__Challenge__: Pictures do not belong in the copy, so please give every entry below again exactly.

Records with drawing code:
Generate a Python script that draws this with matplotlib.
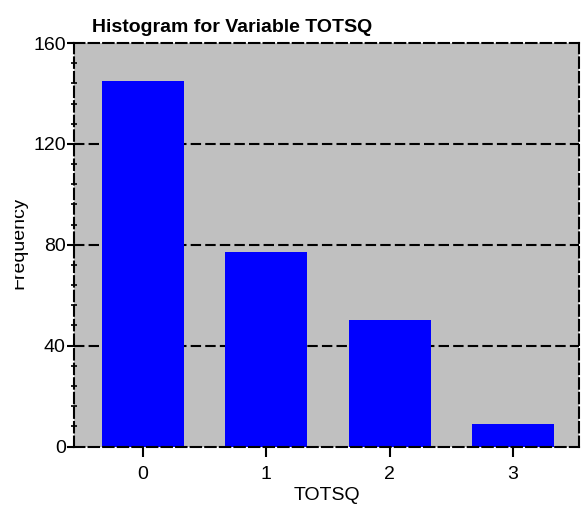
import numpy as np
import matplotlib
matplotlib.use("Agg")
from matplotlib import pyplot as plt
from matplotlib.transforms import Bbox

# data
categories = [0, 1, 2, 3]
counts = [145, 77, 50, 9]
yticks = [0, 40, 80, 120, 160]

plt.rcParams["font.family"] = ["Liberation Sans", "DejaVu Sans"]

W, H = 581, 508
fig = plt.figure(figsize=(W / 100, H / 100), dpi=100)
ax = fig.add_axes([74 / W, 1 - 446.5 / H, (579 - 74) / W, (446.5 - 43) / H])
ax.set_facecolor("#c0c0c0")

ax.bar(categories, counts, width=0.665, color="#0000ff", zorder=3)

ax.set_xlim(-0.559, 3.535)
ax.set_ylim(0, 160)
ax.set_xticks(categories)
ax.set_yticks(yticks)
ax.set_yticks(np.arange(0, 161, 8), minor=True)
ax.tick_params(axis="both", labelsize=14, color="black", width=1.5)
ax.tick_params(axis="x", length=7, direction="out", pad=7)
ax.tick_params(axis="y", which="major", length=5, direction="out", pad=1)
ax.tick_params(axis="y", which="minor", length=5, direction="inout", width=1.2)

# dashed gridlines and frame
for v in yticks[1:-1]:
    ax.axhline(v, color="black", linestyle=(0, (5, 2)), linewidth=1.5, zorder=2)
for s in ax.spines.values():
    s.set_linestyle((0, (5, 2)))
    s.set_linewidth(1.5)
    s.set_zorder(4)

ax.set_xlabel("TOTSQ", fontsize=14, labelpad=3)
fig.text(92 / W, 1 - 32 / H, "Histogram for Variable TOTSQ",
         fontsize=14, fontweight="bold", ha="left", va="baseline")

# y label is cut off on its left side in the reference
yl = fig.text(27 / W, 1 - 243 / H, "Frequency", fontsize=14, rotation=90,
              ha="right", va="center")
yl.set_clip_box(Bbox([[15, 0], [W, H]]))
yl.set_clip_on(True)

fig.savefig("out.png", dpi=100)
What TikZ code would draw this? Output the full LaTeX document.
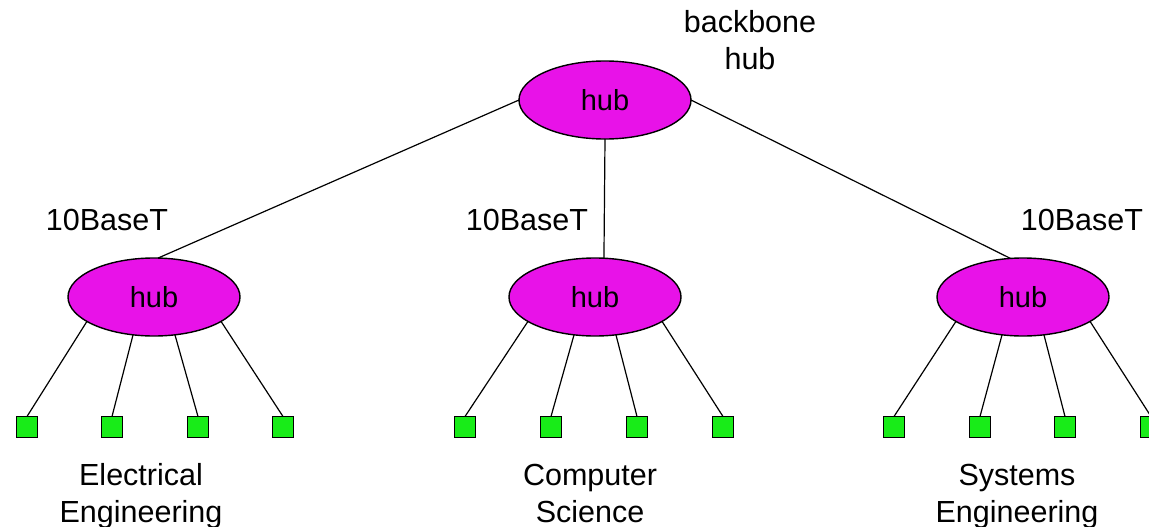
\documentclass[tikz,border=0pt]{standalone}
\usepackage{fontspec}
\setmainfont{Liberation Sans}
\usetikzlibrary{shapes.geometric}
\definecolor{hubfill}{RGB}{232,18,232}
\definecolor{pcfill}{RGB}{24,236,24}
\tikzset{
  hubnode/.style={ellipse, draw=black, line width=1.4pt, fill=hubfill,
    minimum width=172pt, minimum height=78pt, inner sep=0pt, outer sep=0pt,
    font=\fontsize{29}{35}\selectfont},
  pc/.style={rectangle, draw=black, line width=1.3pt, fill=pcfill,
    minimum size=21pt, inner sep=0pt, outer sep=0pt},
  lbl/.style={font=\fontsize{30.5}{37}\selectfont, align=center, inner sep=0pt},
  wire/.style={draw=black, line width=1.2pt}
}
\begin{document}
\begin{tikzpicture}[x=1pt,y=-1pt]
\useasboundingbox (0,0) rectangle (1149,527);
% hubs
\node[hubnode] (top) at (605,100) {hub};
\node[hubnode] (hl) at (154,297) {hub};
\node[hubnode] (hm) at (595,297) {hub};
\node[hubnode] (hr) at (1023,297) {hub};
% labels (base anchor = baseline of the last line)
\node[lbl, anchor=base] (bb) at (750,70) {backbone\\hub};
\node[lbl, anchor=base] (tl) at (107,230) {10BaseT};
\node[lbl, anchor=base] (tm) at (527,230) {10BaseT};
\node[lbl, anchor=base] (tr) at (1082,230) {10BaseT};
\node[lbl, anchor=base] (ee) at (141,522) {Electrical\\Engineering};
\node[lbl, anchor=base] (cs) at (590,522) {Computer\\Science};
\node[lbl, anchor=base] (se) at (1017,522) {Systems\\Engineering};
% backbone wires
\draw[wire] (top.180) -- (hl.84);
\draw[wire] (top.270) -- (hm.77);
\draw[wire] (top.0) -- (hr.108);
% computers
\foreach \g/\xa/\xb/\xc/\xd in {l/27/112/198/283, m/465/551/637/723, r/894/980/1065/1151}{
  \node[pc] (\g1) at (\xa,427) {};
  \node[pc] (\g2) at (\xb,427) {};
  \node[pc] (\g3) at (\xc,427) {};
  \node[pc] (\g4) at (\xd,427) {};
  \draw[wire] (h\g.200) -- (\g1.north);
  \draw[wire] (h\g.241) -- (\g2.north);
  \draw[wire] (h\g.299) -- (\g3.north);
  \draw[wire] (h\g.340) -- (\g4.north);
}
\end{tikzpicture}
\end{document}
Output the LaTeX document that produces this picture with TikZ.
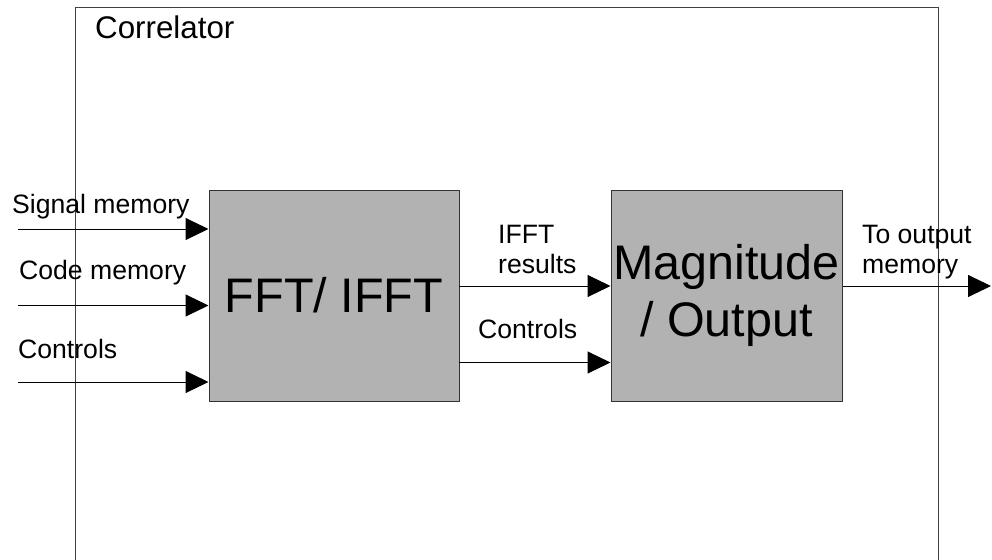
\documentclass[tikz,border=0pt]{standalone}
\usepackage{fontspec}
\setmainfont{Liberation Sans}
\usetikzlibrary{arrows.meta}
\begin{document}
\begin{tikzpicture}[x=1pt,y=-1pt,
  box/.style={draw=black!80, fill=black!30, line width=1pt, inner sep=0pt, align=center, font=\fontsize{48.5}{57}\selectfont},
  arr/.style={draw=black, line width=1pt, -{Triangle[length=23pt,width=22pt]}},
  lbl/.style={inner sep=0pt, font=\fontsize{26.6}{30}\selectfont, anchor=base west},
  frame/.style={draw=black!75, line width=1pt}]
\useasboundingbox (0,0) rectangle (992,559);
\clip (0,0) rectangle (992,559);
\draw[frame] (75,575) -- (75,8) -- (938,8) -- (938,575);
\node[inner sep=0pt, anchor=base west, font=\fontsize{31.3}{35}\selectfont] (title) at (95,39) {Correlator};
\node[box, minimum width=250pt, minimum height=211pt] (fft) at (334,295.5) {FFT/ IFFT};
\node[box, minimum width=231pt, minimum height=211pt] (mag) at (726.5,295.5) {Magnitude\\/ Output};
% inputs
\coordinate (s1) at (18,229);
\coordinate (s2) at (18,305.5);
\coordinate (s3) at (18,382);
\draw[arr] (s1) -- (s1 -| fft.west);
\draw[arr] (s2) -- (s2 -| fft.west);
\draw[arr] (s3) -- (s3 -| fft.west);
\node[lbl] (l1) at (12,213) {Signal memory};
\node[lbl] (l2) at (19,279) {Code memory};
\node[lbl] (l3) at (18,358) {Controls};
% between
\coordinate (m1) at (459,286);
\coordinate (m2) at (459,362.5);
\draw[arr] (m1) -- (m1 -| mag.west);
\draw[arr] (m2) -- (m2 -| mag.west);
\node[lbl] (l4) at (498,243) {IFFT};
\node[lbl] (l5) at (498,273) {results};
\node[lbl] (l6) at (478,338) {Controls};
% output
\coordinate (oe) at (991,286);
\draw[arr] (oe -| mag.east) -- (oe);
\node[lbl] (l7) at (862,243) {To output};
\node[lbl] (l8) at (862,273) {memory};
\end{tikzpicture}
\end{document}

__Answer to the exercise__:
Generate a Python script that draws this with matplotlib.
import numpy as np
import matplotlib
matplotlib.use("Agg")
from matplotlib import pyplot as plt
from matplotlib.transforms import Bbox

# data
categories = [0, 1, 2, 3]
counts = [145, 77, 50, 9]
yticks = [0, 40, 80, 120, 160]

plt.rcParams["font.family"] = ["Liberation Sans", "DejaVu Sans"]

W, H = 581, 508
fig = plt.figure(figsize=(W / 100, H / 100), dpi=100)
ax = fig.add_axes([74 / W, 1 - 446.5 / H, (579 - 74) / W, (446.5 - 43) / H])
ax.set_facecolor("#c0c0c0")

ax.bar(categories, counts, width=0.665, color="#0000ff", zorder=3)

ax.set_xlim(-0.559, 3.535)
ax.set_ylim(0, 160)
ax.set_xticks(categories)
ax.set_yticks(yticks)
ax.set_yticks(np.arange(0, 161, 8), minor=True)
ax.tick_params(axis="both", labelsize=14, color="black", width=1.5)
ax.tick_params(axis="x", length=7, direction="out", pad=7)
ax.tick_params(axis="y", which="major", length=5, direction="out", pad=1)
ax.tick_params(axis="y", which="minor", length=5, direction="inout", width=1.2)

# dashed gridlines and frame
for v in yticks[1:-1]:
    ax.axhline(v, color="black", linestyle=(0, (5, 2)), linewidth=1.5, zorder=2)
for s in ax.spines.values():
    s.set_linestyle((0, (5, 2)))
    s.set_linewidth(1.5)
    s.set_zorder(4)

ax.set_xlabel("TOTSQ", fontsize=14, labelpad=3)
fig.text(92 / W, 1 - 32 / H, "Histogram for Variable TOTSQ",
         fontsize=14, fontweight="bold", ha="left", va="baseline")

# y label is cut off on its left side in the reference
yl = fig.text(27 / W, 1 - 243 / H, "Frequency", fontsize=14, rotation=90,
              ha="right", va="center")
yl.set_clip_box(Bbox([[15, 0], [W, H]]))
yl.set_clip_on(True)

fig.savefig("out.png", dpi=100)
What TikZ code would draw this? Output the full LaTeX document.
\documentclass[tikz,border=0pt]{standalone}
\usepackage{fontspec}
\setmainfont{Liberation Sans}
\usetikzlibrary{shapes.geometric}
\definecolor{hubfill}{RGB}{232,18,232}
\definecolor{pcfill}{RGB}{24,236,24}
\tikzset{
  hubnode/.style={ellipse, draw=black, line width=1.4pt, fill=hubfill,
    minimum width=172pt, minimum height=78pt, inner sep=0pt, outer sep=0pt,
    font=\fontsize{29}{35}\selectfont},
  pc/.style={rectangle, draw=black, line width=1.3pt, fill=pcfill,
    minimum size=21pt, inner sep=0pt, outer sep=0pt},
  lbl/.style={font=\fontsize{30.5}{37}\selectfont, align=center, inner sep=0pt},
  wire/.style={draw=black, line width=1.2pt}
}
\begin{document}
\begin{tikzpicture}[x=1pt,y=-1pt]
\useasboundingbox (0,0) rectangle (1149,527);
% hubs
\node[hubnode] (top) at (605,100) {hub};
\node[hubnode] (hl) at (154,297) {hub};
\node[hubnode] (hm) at (595,297) {hub};
\node[hubnode] (hr) at (1023,297) {hub};
% labels (base anchor = baseline of the last line)
\node[lbl, anchor=base] (bb) at (750,70) {backbone\\hub};
\node[lbl, anchor=base] (tl) at (107,230) {10BaseT};
\node[lbl, anchor=base] (tm) at (527,230) {10BaseT};
\node[lbl, anchor=base] (tr) at (1082,230) {10BaseT};
\node[lbl, anchor=base] (ee) at (141,522) {Electrical\\Engineering};
\node[lbl, anchor=base] (cs) at (590,522) {Computer\\Science};
\node[lbl, anchor=base] (se) at (1017,522) {Systems\\Engineering};
% backbone wires
\draw[wire] (top.180) -- (hl.84);
\draw[wire] (top.270) -- (hm.77);
\draw[wire] (top.0) -- (hr.108);
% computers
\foreach \g/\xa/\xb/\xc/\xd in {l/27/112/198/283, m/465/551/637/723, r/894/980/1065/1151}{
  \node[pc] (\g1) at (\xa,427) {};
  \node[pc] (\g2) at (\xb,427) {};
  \node[pc] (\g3) at (\xc,427) {};
  \node[pc] (\g4) at (\xd,427) {};
  \draw[wire] (h\g.200) -- (\g1.north);
  \draw[wire] (h\g.241) -- (\g2.north);
  \draw[wire] (h\g.299) -- (\g3.north);
  \draw[wire] (h\g.340) -- (\g4.north);
}
\end{tikzpicture}
\end{document}
Output the LaTeX document that produces this picture with TikZ.
\documentclass[tikz,border=0pt]{standalone}
\usepackage{fontspec}
\setmainfont{Liberation Sans}
\usetikzlibrary{arrows.meta}
\begin{document}
\begin{tikzpicture}[x=1pt,y=-1pt,
  box/.style={draw=black!80, fill=black!30, line width=1pt, inner sep=0pt, align=center, font=\fontsize{48.5}{57}\selectfont},
  arr/.style={draw=black, line width=1pt, -{Triangle[length=23pt,width=22pt]}},
  lbl/.style={inner sep=0pt, font=\fontsize{26.6}{30}\selectfont, anchor=base west},
  frame/.style={draw=black!75, line width=1pt}]
\useasboundingbox (0,0) rectangle (992,559);
\clip (0,0) rectangle (992,559);
\draw[frame] (75,575) -- (75,8) -- (938,8) -- (938,575);
\node[inner sep=0pt, anchor=base west, font=\fontsize{31.3}{35}\selectfont] (title) at (95,39) {Correlator};
\node[box, minimum width=250pt, minimum height=211pt] (fft) at (334,295.5) {FFT/ IFFT};
\node[box, minimum width=231pt, minimum height=211pt] (mag) at (726.5,295.5) {Magnitude\\/ Output};
% inputs
\coordinate (s1) at (18,229);
\coordinate (s2) at (18,305.5);
\coordinate (s3) at (18,382);
\draw[arr] (s1) -- (s1 -| fft.west);
\draw[arr] (s2) -- (s2 -| fft.west);
\draw[arr] (s3) -- (s3 -| fft.west);
\node[lbl] (l1) at (12,213) {Signal memory};
\node[lbl] (l2) at (19,279) {Code memory};
\node[lbl] (l3) at (18,358) {Controls};
% between
\coordinate (m1) at (459,286);
\coordinate (m2) at (459,362.5);
\draw[arr] (m1) -- (m1 -| mag.west);
\draw[arr] (m2) -- (m2 -| mag.west);
\node[lbl] (l4) at (498,243) {IFFT};
\node[lbl] (l5) at (498,273) {results};
\node[lbl] (l6) at (478,338) {Controls};
% output
\coordinate (oe) at (991,286);
\draw[arr] (oe -| mag.east) -- (oe);
\node[lbl] (l7) at (862,243) {To output};
\node[lbl] (l8) at (862,273) {memory};
\end{tikzpicture}
\end{document}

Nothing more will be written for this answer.